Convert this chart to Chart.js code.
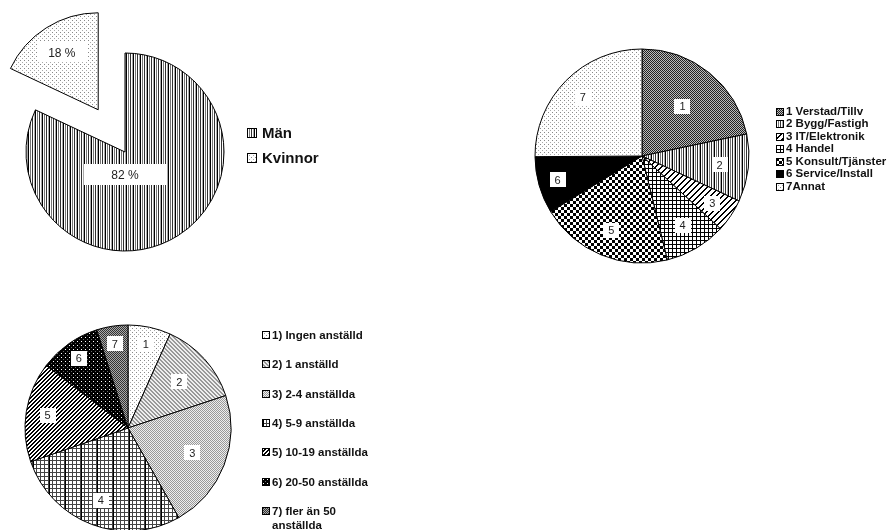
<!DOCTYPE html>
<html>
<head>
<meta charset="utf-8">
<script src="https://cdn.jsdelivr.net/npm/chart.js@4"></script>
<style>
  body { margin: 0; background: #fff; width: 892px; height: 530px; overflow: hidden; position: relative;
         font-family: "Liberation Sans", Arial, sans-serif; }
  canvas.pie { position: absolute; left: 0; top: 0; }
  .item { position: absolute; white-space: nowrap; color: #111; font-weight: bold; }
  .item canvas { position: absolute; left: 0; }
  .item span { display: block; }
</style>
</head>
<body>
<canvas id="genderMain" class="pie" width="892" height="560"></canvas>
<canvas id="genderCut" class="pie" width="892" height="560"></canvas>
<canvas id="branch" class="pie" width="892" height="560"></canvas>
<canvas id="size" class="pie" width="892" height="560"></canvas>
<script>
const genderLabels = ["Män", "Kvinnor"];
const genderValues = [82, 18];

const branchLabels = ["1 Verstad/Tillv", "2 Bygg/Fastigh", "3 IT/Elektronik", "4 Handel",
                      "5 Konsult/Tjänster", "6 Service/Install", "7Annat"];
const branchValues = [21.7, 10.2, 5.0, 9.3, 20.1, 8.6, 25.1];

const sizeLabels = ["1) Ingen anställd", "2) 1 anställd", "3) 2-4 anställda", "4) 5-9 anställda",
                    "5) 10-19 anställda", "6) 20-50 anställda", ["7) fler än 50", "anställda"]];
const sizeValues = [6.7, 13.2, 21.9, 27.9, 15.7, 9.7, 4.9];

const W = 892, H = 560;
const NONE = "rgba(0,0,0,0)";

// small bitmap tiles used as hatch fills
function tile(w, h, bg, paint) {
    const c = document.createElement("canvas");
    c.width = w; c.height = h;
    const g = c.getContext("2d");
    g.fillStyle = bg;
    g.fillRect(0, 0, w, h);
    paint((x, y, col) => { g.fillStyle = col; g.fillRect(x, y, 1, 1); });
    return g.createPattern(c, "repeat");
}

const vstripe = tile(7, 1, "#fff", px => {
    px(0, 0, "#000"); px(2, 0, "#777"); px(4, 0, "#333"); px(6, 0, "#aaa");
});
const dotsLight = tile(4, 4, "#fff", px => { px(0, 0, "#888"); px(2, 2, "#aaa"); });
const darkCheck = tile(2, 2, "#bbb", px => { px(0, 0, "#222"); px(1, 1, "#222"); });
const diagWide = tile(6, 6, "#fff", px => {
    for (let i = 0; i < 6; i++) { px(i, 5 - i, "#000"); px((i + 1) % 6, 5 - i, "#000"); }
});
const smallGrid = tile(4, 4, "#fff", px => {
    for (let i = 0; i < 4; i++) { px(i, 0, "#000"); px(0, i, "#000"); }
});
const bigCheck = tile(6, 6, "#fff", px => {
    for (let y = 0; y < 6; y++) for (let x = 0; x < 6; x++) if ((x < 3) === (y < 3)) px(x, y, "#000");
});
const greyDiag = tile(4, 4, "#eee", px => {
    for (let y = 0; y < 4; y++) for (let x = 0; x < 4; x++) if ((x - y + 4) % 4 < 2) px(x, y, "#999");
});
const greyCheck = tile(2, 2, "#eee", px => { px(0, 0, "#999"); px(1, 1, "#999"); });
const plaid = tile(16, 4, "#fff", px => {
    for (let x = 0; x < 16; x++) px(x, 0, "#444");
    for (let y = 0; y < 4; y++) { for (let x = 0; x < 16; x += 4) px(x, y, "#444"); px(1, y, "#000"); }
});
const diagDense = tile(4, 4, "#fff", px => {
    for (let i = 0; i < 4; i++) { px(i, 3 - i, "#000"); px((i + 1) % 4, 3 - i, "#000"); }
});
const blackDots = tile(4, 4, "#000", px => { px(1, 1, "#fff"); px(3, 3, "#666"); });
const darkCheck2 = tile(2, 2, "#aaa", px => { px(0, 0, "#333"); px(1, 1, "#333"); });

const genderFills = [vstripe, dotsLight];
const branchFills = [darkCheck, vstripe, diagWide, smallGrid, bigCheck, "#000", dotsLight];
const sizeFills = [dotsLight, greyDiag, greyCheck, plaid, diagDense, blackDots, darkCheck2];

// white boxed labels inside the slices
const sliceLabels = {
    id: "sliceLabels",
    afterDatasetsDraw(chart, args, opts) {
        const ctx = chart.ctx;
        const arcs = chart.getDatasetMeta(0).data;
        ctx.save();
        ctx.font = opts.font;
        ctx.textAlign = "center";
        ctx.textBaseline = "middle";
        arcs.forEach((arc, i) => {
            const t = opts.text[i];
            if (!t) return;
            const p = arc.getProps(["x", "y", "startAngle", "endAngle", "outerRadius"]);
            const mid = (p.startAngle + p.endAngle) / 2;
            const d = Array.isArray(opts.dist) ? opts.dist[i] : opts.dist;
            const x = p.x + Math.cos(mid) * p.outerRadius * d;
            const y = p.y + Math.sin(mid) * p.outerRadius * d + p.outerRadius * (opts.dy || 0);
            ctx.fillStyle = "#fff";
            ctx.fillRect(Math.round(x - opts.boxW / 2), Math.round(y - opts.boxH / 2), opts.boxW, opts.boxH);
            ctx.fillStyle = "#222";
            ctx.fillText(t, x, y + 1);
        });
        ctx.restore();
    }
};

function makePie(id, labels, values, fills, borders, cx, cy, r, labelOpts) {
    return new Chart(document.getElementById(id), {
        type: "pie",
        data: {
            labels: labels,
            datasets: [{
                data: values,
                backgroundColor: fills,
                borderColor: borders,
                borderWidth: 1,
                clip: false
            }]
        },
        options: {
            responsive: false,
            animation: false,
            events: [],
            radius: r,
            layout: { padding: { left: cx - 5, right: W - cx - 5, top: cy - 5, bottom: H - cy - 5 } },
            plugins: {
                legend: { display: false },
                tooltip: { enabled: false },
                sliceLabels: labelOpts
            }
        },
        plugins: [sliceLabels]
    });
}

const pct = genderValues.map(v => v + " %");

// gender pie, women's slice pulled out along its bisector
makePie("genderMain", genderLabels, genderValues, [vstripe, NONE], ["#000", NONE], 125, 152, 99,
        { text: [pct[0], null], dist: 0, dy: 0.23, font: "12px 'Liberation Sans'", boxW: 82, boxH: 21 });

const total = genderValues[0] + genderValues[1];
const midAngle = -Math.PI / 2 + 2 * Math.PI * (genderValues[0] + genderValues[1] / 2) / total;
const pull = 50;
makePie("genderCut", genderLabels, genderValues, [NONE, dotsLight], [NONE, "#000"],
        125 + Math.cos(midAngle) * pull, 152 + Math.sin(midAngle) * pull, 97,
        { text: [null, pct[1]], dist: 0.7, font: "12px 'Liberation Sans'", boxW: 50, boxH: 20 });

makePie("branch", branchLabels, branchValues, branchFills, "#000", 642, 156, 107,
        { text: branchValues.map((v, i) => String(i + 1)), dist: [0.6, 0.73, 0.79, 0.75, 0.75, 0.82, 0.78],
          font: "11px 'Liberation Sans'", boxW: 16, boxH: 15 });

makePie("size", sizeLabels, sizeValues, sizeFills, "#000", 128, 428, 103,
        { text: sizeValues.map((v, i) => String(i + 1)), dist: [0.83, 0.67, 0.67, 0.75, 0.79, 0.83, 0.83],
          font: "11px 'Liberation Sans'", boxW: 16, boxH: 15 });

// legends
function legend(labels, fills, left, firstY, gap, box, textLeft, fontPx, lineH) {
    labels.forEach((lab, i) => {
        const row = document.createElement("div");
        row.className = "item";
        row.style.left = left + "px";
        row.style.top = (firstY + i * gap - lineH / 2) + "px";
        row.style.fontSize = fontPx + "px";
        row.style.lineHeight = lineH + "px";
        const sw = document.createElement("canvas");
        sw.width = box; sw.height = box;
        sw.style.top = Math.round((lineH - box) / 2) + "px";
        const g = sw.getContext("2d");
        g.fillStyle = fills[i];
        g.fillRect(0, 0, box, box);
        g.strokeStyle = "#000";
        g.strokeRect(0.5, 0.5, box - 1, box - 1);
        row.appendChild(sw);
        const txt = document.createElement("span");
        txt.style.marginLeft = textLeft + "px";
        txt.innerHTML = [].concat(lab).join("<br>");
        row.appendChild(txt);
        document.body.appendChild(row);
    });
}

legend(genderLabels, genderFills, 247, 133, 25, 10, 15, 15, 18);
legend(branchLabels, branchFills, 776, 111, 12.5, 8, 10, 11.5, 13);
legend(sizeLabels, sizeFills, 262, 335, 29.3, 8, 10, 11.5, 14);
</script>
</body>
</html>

■ ■ ■ ■

Extract, word for word, each line from the top of the data down to and including the line with "const genderValues = [82, 18];"; skip the pictures.

Convert this chart to Chart.js code.
<!DOCTYPE html>
<html>
<head>
<meta charset="utf-8">
<script src="https://cdn.jsdelivr.net/npm/chart.js@4"></script>
<style>
  body { margin: 0; background: #fff; width: 892px; height: 530px; overflow: hidden; position: relative;
         font-family: "Liberation Sans", Arial, sans-serif; }
  canvas.pie { position: absolute; left: 0; top: 0; }
  .item { position: absolute; white-space: nowrap; color: #111; font-weight: bold; }
  .item canvas { position: absolute; left: 0; }
  .item span { display: block; }
</style>
</head>
<body>
<canvas id="genderMain" class="pie" width="892" height="560"></canvas>
<canvas id="genderCut" class="pie" width="892" height="560"></canvas>
<canvas id="branch" class="pie" width="892" height="560"></canvas>
<canvas id="size" class="pie" width="892" height="560"></canvas>
<script>
const genderLabels = ["Män", "Kvinnor"];
const genderValues = [82, 18];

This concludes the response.